Esto no es un cuento, repito. Es un relato real. Los chavales pensaron que debió tratarse de un ángel. Un ángel atípico, sin alas, de paisano… La Navidad, tan próxima, invitaba a pensar en ellos. Juan Carlos está persuadido de que vivió un milagro. De la manera más sencilla y menos aparatosa. Yo, no sé qué pensar…Pero me acaricia el corazón recordarlo y aun se me eriza el vello…Ahora Charo es una hermosa mujer que va a tener su primer hijo. Otro milagro. Y Juan Carlos Pitufo, un tiarrón con los calzones acantinflados y un hierrito en la nariz. Se lo perdono porque es muy buena persona.

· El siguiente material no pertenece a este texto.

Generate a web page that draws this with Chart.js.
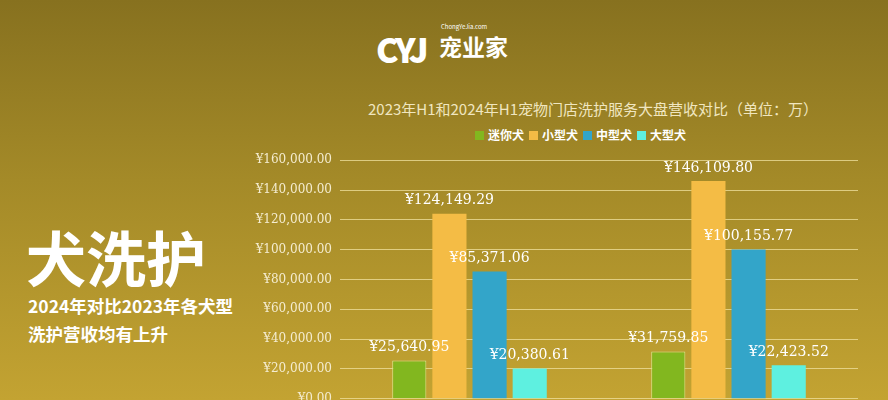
<!DOCTYPE html>
<html><head><meta charset="utf-8">
<script src="https://cdn.jsdelivr.net/npm/chart.js@4"></script>
<style>
body{margin:0;width:888px;height:400px;overflow:hidden;font-family:"Noto Sans CJK SC",sans-serif;
 background:linear-gradient(180deg,#87711f 0%,#a48a28 45%,#c3a332 100%);position:relative;color:#fff}
.abs{position:absolute}
#box{left:240px;top:145px;width:628px;height:269px}
</style></head><body>
<div class="abs" style="left:376px;top:24px;font-size:34px;font-weight:900;letter-spacing:-3px">CYJ</div>
<div class="abs" style="left:441px;top:22px;font-size:6px">ChongYeJia.com</div>
<div class="abs" style="left:439px;top:29px;font-size:23px;font-weight:bold">宠业家</div>
<div class="abs" style="left:368px;top:98px;font-size:15px;color:#f0e6c0">2023年H1和2024年H1宠物门店洗护服务大盘营收对比（单位：万）</div>
<div class="abs" id="legend" style="left:470px;top:126px;font-size:12px;font-weight:bold"></div>
<div class="abs" style="left:26px;top:212px;font-size:60px;font-weight:bold">犬洗护</div>
<div class="abs" style="left:28px;top:292px;font-size:17.5px;font-weight:bold;line-height:28px">2024年对比2023年各犬型<br>洗护营收均有上升</div>
<div class="abs" id="box"><canvas id="c"></canvas></div>
<script>
//-------------------Data-------------------
const periods = ['2023H1', '2024H1'];
const seriesNames = ['迷你犬', '小型犬', '中型犬', '大型犬'];
const seriesColors = ['#82b71f', '#f4bc45', '#33a5c9', '#5ef0e0'];
const miniDog = [25640.95, 31759.85];
const smallDog = [124149.29, 146109.80];
const mediumDog = [85371.06, 100155.77];
const largeDog = [20380.61, 22423.52];
const yTicks = [0, 20000, 40000, 60000, 80000, 100000, 120000, 140000, 160000];

function yen(v){
  return '¥' + v.toLocaleString('en-US', {minimumFractionDigits: 2, maximumFractionDigits: 2});
}

//---------legend----------
const lg = document.getElementById('legend');
seriesNames.forEach((n, i) => {
  lg.innerHTML += '<span style="display:inline-block;width:9px;height:9px;background:' + seriesColors[i] +
    ';margin:0 4px 0 5px"></span>' + n;
});

//---------value labels plugin----------
const valueLabels = {
  id: 'valueLabels',
  afterDatasetsDraw(chart){
    const ctx = chart.ctx;
    ctx.save();
    ctx.font = '14px "DejaVu Serif", serif';
    ctx.fillStyle = '#fff';
    ctx.textAlign = 'center';
    ctx.textBaseline = 'bottom';
    chart.data.datasets.forEach((ds, i) => {
      chart.getDatasetMeta(i).data.forEach((bar, j) => {
        ctx.fillText(yen(ds.data[j]), bar.x, bar.y - 6);
      });
    });
    ctx.restore();
  }
};

const allData = [miniDog, smallDog, mediumDog, largeDog];
new Chart(document.getElementById('c'), {
  type: 'bar',
  data: {
    labels: periods,
    datasets: allData.map((d, i) => ({
      label: seriesNames[i],
      data: d,
      backgroundColor: seriesColors[i],
      borderColor: i === 0 ? '#d8e890' : seriesColors[i],
      borderWidth: i === 0 ? 1 : 0,
      barPercentage: 0.85,
      categoryPercentage: 0.62
    }))
  },
  plugins: [valueLabels],
  options: {
    responsive: true,
    maintainAspectRatio: false,
    animation: false,
    layout: {padding: {top: 3, bottom: 3, right: 10}},
    plugins: {legend: {display: false}, tooltip: {enabled: false}},
    scales: {
      x: {display: false},
      y: {
        min: 0, max: 160000,
        afterFit: (s) => { s.width = 100; },
        afterBuildTicks: (s) => { s.ticks = yTicks.map(v => ({value: v})); },
        ticks: {color: '#f4ecd0', font: {family: '"DejaVu Serif", serif', size: 12}, callback: v => yen(v), padding: 8},
        grid: {color: 'rgba(240,225,160,0.75)', lineWidth: 1, drawTicks: false},
        border: {display: false}
      }
    }
  }
});
</script>
</body></html>
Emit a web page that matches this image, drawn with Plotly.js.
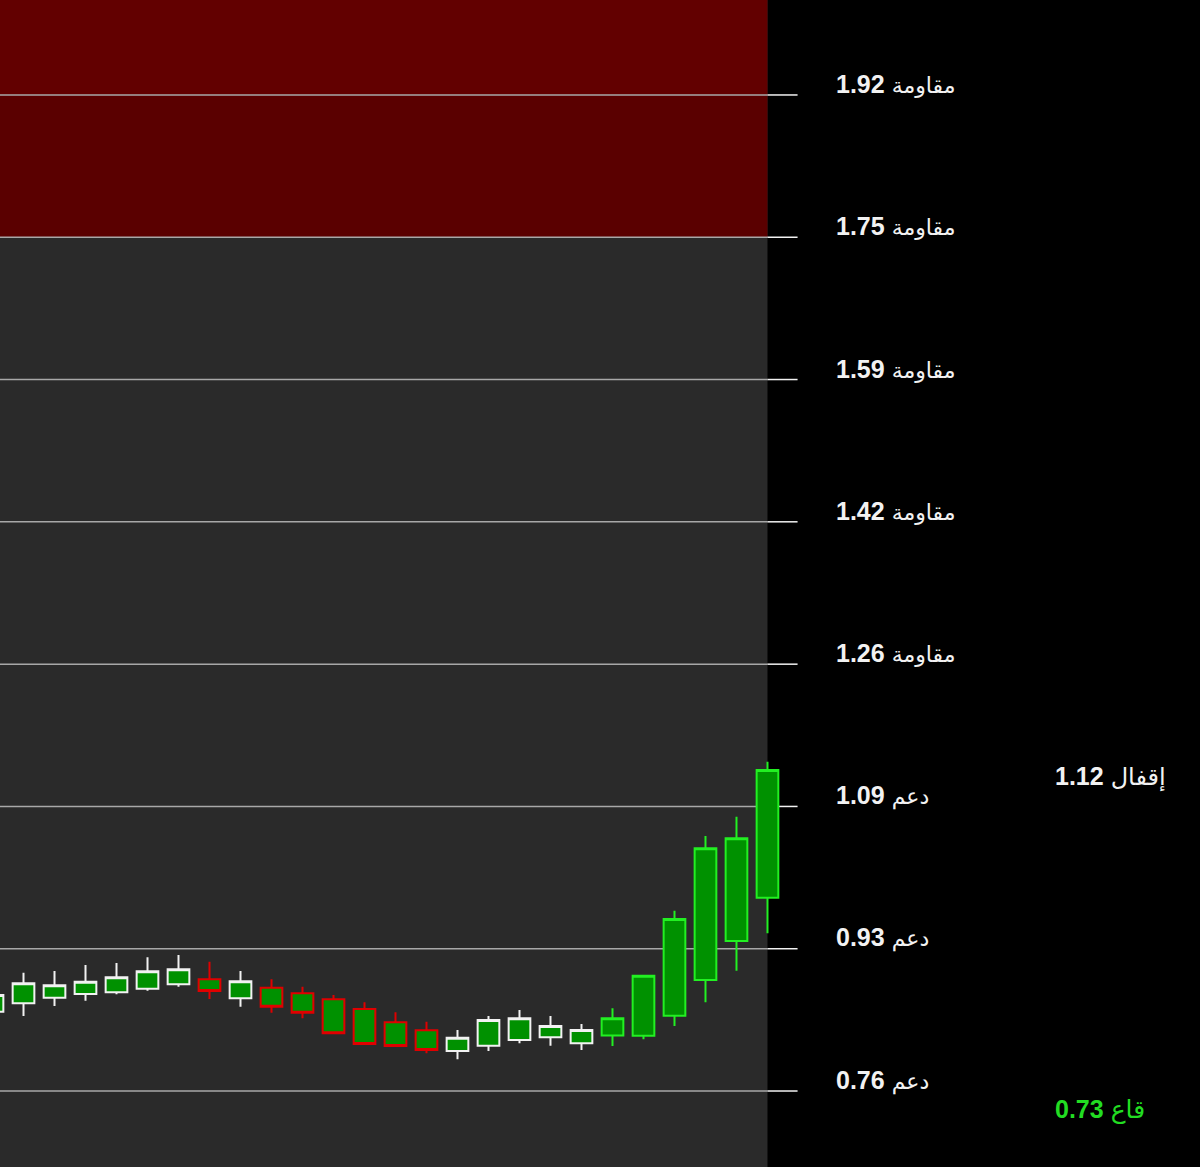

Ha pasado el tiempo pero aquello fue absolutamente inolvidable. Todas las navidades me lo traen al emocionado recuerdo.
Un relato tierno, que me ha dejado pensando… Ocurren, a veces, hechos inexplicables que con el paso de los años siguen manteniendo un halo casi mágico, que en cierto modo se escapan de lo físico, de las razones…, de ahí que difícilmente se olviden por mucho que haya pasado el tiempo, dada su excepcionalidad. Entiendo que cada 23 de diciembre revivas ese momento, no es para menos. Doy por hecho que para ti, para vosotros, fue bello vivirlo, como también ha sido ahora bello para nosotros el que lo cuentes y poder leerlo.
Muy bonito espejo de aquello no menos bonito que os pasó… Feliz Navidad, Luis.
Un abrazo.
Era su Ángel Custodio, su Ángel de la Guarda. Juan Carlos, de alguna manera inefable, lo había invocado.
Buen y Santo Nuevo Año, Luis, para ti, para Charo y toda tu querida familia.